> Data segment:
☆ ☆ ☆ ☆

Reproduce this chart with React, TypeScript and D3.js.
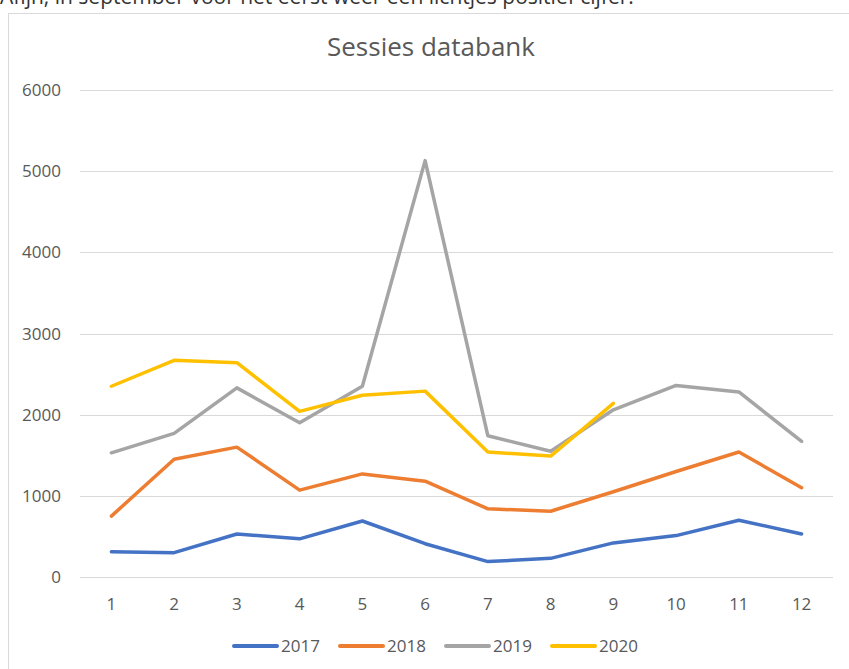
import React, { useEffect, useRef } from 'react';
import * as d3 from 'd3';

const months = ['1', '2', '3', '4', '5', '6', '7', '8', '9', '10', '11', '12'];
const yTicks = [0, 1000, 2000, 3000, 4000, 5000, 6000];

const sessions2017 = [310, 300, 530, 470, 690, 410, 190, 230, 420, 510, 700, 530];
const sessions2018 = [750, 1450, 1600, 1070, 1270, 1180, 840, 810, 1050, 1300, 1540, 1100];
const sessions2019 = [1530, 1770, 2330, 1900, 2350, 5130, 1740, 1550, 2060, 2360, 2280, 1670];
const sessions2020 = [2350, 2670, 2640, 2040, 2240, 2290, 1540, 1490, 2140];

const seriesNames = ['2017', '2018', '2019', '2020'];
const seriesColors = ['#4472C4', '#ED7D31', '#A5A5A5', '#FFC000'];

const App = () => {
    const chartRef = useRef<SVGSVGElement>(null);

    useEffect(() => {
        const svg = d3.select(chartRef.current);
        svg.selectAll('*').remove();

        const font = '"Open Sans", sans-serif';
        const allSeries = [sessions2017, sessions2018, sessions2019, sessions2020];

        // text line of the page above the chart, cut off by the screenshot
        svg.append('text')
            .attr('x', 0)
            .attr('y', 4)
            .attr('font-family', font)
            .attr('font-size', 21)
            .attr('fill', '#333')
            .text('Afijn, in september voor het eerst weer een lichtjes positief cijfer.');

        // chart frame
        svg.append('rect')
            .attr('x', 8.5)
            .attr('y', 13.5)
            .attr('width', 860)
            .attr('height', 700)
            .attr('fill', '#fff')
            .attr('stroke', '#d9d9d9');

        svg.append('text')
            .attr('x', 431)
            .attr('y', 56)
            .attr('text-anchor', 'middle')
            .attr('font-family', font)
            .attr('font-size', 26)
            .attr('fill', '#595959')
            .text('Sessies databank');

        const xScale = d3.scaleBand()
            .domain(months)
            .range([80, 833]);

        const yScale = d3.scaleLinear()
            .domain([0, 6000])
            .range([577, 90]);

        svg.append('g')
            .selectAll('line')
            .data(yTicks)
            .enter()
            .append('line')
            .attr('x1', 80)
            .attr('x2', 833)
            .attr('y1', d => Math.round(yScale(d)) + 0.5)
            .attr('y2', d => Math.round(yScale(d)) + 0.5)
            .attr('stroke', '#d9d9d9')
            .attr('stroke-width', 1);

        svg.append('g')
            .selectAll('text')
            .data(yTicks)
            .enter()
            .append('text')
            .attr('x', 61)
            .attr('y', d => yScale(d) + 6)
            .attr('text-anchor', 'end')
            .attr('font-family', font)
            .attr('font-size', 17)
            .attr('fill', '#595959')
            .text(d => d);

        svg.append('g')
            .selectAll('text')
            .data(months)
            .enter()
            .append('text')
            .attr('x', d => xScale(d)! + xScale.bandwidth() / 2)
            .attr('y', 610)
            .attr('text-anchor', 'middle')
            .attr('font-family', font)
            .attr('font-size', 17)
            .attr('fill', '#595959')
            .text(d => d);

        const lineGenerator = d3.line<number>()
            .x((d, i) => xScale(months[i])! + xScale.bandwidth() / 2)
            .y(d => yScale(d));

        allSeries.forEach((values, i) => {
            svg.append('path')
                .datum(values)
                .attr('fill', 'none')
                .attr('stroke', seriesColors[i])
                .attr('stroke-width', 3.5)
                .attr('stroke-linejoin', 'round')
                .attr('stroke-linecap', 'round')
                .attr('d', lineGenerator);
        });

        // legend
        const legend = svg.append('g')
            .selectAll('g')
            .data(seriesNames)
            .enter()
            .append('g')
            .attr('transform', (d, i) => `translate(${234 + i * 106},646)`);

        legend.append('line')
            .attr('x1', 0)
            .attr('x2', 43)
            .attr('stroke', (d, i) => seriesColors[i])
            .attr('stroke-width', 4)
            .attr('stroke-linecap', 'round');

        legend.append('text')
            .attr('x', 47)
            .attr('y', 6)
            .attr('font-family', font)
            .attr('font-size', 17)
            .attr('fill', '#595959')
            .text(d => d);
    }, []);

    return (
        <svg
            ref={chartRef}
            width={849}
            height={669}
            style={{ position: 'absolute', left: 0, top: 0, background: '#fff' }}
        />
    );
};

export default App;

☆ ☆ ☆ ☆

> Requirements: Every line from the top of the material above through the line with "import * as d3 from 'd3';" should be duplicated exactly, please; leave out the pictures.

> The answer:
Reproduce this chart with React, TypeScript and D3.js.
import React, { useEffect, useRef } from 'react';
import * as d3 from 'd3';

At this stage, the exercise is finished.